━━━━━ Rows ━━━━━

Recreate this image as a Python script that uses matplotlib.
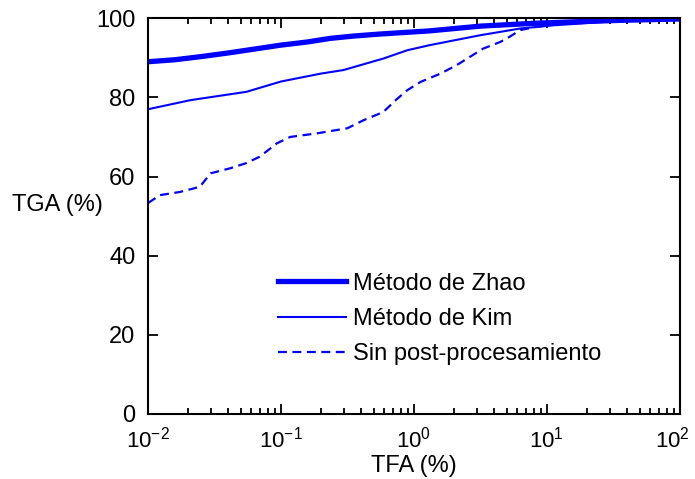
import matplotlib
matplotlib.use("Agg")
import matplotlib.pyplot as plt
import matplotlib.transforms as mtransforms
import numpy as np

plt.rcParams['font.family'] = ['Liberation Sans', 'DejaVu Sans']
plt.rcParams['mathtext.fontset'] = 'custom'
plt.rcParams['mathtext.rm'] = 'Liberation Sans'
plt.rcParams['mathtext.it'] = 'Liberation Sans'

# log10(TFA) and TGA values
zhao_logx = [-2.0, -1.8, -1.6, -1.38, -1.2, -1.0, -0.8, -0.63, -0.45, -0.256, 0.12, 0.5, 0.9, 1.3, 1.6, 2.0]
zhao_y = [89.0, 89.5, 90.3, 91.3, 92.2, 93.2, 94.0, 94.9, 95.5, 96.0, 96.8, 98.0, 98.7, 99.2, 99.5, 99.8]

kim_logx = [-2.0, -1.68, -1.26, -1.0, -0.7, -0.53, -0.23, -0.05, 0.12, 0.5, 0.8, 1.05, 1.5, 2.0]
kim_y = [77.0, 79.3, 81.4, 84.0, 86.0, 86.9, 89.8, 91.9, 93.2, 95.7, 97.4, 98.2, 99.2, 99.8]

sin_logx = [-2.0, -1.91, -1.76, -1.61, -1.53, -1.38, -1.26, -1.16, -1.03, -0.93, -0.73,
            -0.5, -0.38, -0.23, -0.13, -0.05, 0.05, 0.2, 0.32, 0.42, 0.52, 0.65, 0.72,
            0.8, 0.92, 1.02, 1.3, 2.0]
sin_y = [53.3, 55.3, 56.1, 57.4, 60.8, 62.1, 63.4, 65.0, 68.4, 70.0, 70.9,
         72.2, 74.2, 76.3, 79.5, 81.8, 83.9, 86.0, 88.1, 90.2, 92.3, 94.0, 95.3,
         97.0, 97.8, 98.3, 99.3, 99.8]

labels = ['Método de Zhao', 'Método de Kim', 'Sin post-procesamiento']

fig = plt.figure(figsize=(6.95, 4.79), dpi=100)
ax = fig.add_axes([0.213, 0.1357, 0.765, 0.8263])

ax.plot(10 ** np.array(zhao_logx), zhao_y, color='#0000ff', lw=3.8, label=labels[0])
ax.plot(10 ** np.array(kim_logx), kim_y, color='#0000ff', lw=1.5, label=labels[1])
ax.plot(10 ** np.array(sin_logx), sin_y, color='#0000ff', lw=1.6, ls=(0, (4, 2.5)), label=labels[2])

ax.set_xscale('log')
ax.set_xlim(1e-2, 1e2)
ax.set_ylim(0, 100)
ax.set_yticks(range(0, 101, 20))
ax.tick_params(which='both', direction='in', top=True, right=True, width=1.3)
ax.tick_params(axis='y', labelsize=17)
ax.tick_params(axis='x', labelsize=16)
ax.tick_params(which='major', length=7, pad=9)
ax.tick_params(which='minor', length=4)
for s in ax.spines.values():
    s.set_linewidth(1.5)

ax.set_xlabel('TFA (%)', fontsize=17, labelpad=2)
ax.set_ylabel('TGA (%)', fontsize=17, rotation=0, labelpad=0)
ax.yaxis.set_label_coords(-0.085, 0.5)
ax.yaxis.label.set_horizontalalignment('right')

ax.legend(loc='upper left', bbox_to_anchor=(0.245, 0.357), frameon=False, fontsize=17,
          borderaxespad=0, borderpad=0, handlelength=2.85, handletextpad=0.3,
          labelspacing=0.56)

# nudge the 10^2 label a little so it stays inside the image
fig.canvas.draw()
last = ax.xaxis.get_major_ticks()[-1]
for t in ax.xaxis.get_major_ticks():
    if abs(t.get_loc() - 100) < 1e-9:
        last = t
last.label1.set_transform(last.label1.get_transform() +
                          mtransforms.ScaledTranslation(-5 / 72, 0, fig.dpi_scale_trans))

fig.savefig('out.png', dpi=100)
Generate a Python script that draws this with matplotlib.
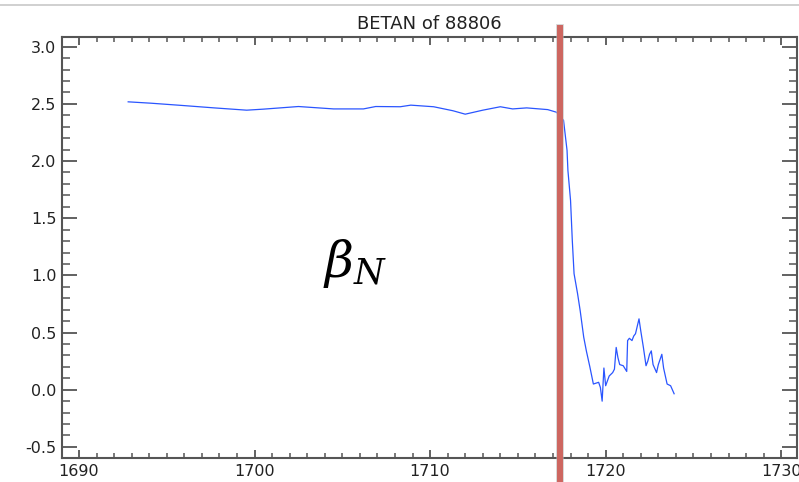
import numpy as np
import matplotlib.pyplot as plt
from matplotlib.ticker import MultipleLocator
from matplotlib.lines import Line2D

# BETAN trace for shot 88806
time = [1692.8, 1694.1, 1695.9, 1697.7, 1699.55, 1700.5, 1702.5, 1704.5, 1706.2,
        1706.9, 1708.3, 1708.9, 1710.2, 1711.3, 1712.0, 1713.0, 1714.0, 1714.7,
        1715.5, 1716.7, 1717.2, 1717.6, 1717.8, 1717.85, 1718.0, 1718.1, 1718.2,
        1718.4, 1718.55, 1718.75, 1718.9, 1719.1, 1719.3, 1719.6, 1719.7, 1719.8,
        1719.9, 1720.0, 1720.2, 1720.4, 1720.5, 1720.6, 1720.7, 1720.8, 1721.0,
        1721.2, 1721.25, 1721.35, 1721.5, 1721.6, 1721.7, 1721.9, 1722.0, 1722.15,
        1722.3, 1722.4, 1722.5, 1722.6, 1722.7, 1722.9, 1723.0, 1723.2, 1723.3,
        1723.5, 1723.7, 1723.9]
betan = [2.518, 2.506, 2.486, 2.465, 2.445, 2.454, 2.477, 2.456, 2.456,
         2.477, 2.475, 2.489, 2.475, 2.44, 2.41, 2.445, 2.475, 2.456,
         2.465, 2.45, 2.427, 2.357, 2.094, 1.918, 1.655, 1.304, 1.015,
         0.84, 0.69, 0.46, 0.34, 0.20, 0.05, 0.065, 0.02, -0.10,
         0.19, 0.035, 0.12, 0.15, 0.18, 0.37, 0.28, 0.22, 0.21,
         0.16, 0.43, 0.45, 0.43, 0.47, 0.49, 0.62, 0.515, 0.37,
         0.21, 0.25, 0.31, 0.34, 0.22, 0.15, 0.22, 0.31, 0.19,
         0.05, 0.035, -0.035]
event_time = 1717.4
title = 'BETAN of 88806'

fig = plt.figure(figsize=(7.99, 4.82), dpi=100)
ax = fig.add_axes([62 / 799, 24 / 482, 735 / 799, 421 / 482])

ax.plot(time, betan, color='#2a55ff', lw=0.9)

ax.set_xlim(1689.03, 1730.9)
ax.set_ylim(-0.597, 3.085)
ax.xaxis.set_major_locator(MultipleLocator(10))
ax.xaxis.set_minor_locator(MultipleLocator(1))
ax.yaxis.set_major_locator(MultipleLocator(0.5))
ax.yaxis.set_minor_locator(MultipleLocator(0.1))
ax.xaxis.set_major_formatter(plt.FormatStrFormatter('%d'))
ax.yaxis.set_major_formatter(plt.FormatStrFormatter('%.1f'))

spine_c = '#555555'
for s in ax.spines.values():
    s.set_color(spine_c)
    s.set_linewidth(1.5)
ax.tick_params(axis='y', which='major', direction='in', length=10.5, width=1.3,
               color=spine_c, left=True, right=True, labelsize=11.5,
               labelcolor='#222222', pad=4)
ax.tick_params(axis='y', which='minor', direction='in', length=5.8, width=1.1,
               color=spine_c, left=True, right=True)
ax.tick_params(axis='x', which='major', direction='in', length=6, width=1.3,
               color=spine_c, top=True, bottom=True, labelsize=11.5,
               labelcolor='#222222', pad=4)
ax.tick_params(axis='x', which='minor', direction='in', length=3.3, width=1.1,
               color=spine_c, top=True, bottom=True)

ax.set_title(title, fontsize=13, color='#222222', pad=6)

# event marker drawn past the frame
trans = ax.get_xaxis_transform()
ax.plot([event_time, event_time], [1.021, -0.1], transform=trans,
        color='#b8b8b8', lw=5.6, alpha=0.6, clip_on=False, zorder=4)
ax.plot([event_time, event_time], [1.021, -0.1], transform=trans,
        color='#cd6660', lw=4.3, clip_on=False, zorder=5)

ax.text(1705.7, 1.1, r'$\beta_N$', fontsize=36, ha='center', va='center',
        math_fontfamily='dejavuserif')

fig.add_artist(Line2D([0, 1], [1 - 5 / 482, 1 - 5 / 482], color='#c8c8c8',
                      lw=1.2, transform=fig.transFigure))

fig.savefig('out.png', dpi=100)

━━━━━

Your instructions:
Copy all lines from the entries that contain the word "matplotlib".

Response:
Recreate this image as a Python script that uses matplotlib.
import matplotlib
matplotlib.use("Agg")
import matplotlib.pyplot as plt
import matplotlib.transforms as mtransforms
Generate a Python script that draws this with matplotlib.
import matplotlib.pyplot as plt
from matplotlib.ticker import MultipleLocator
from matplotlib.lines import Line2D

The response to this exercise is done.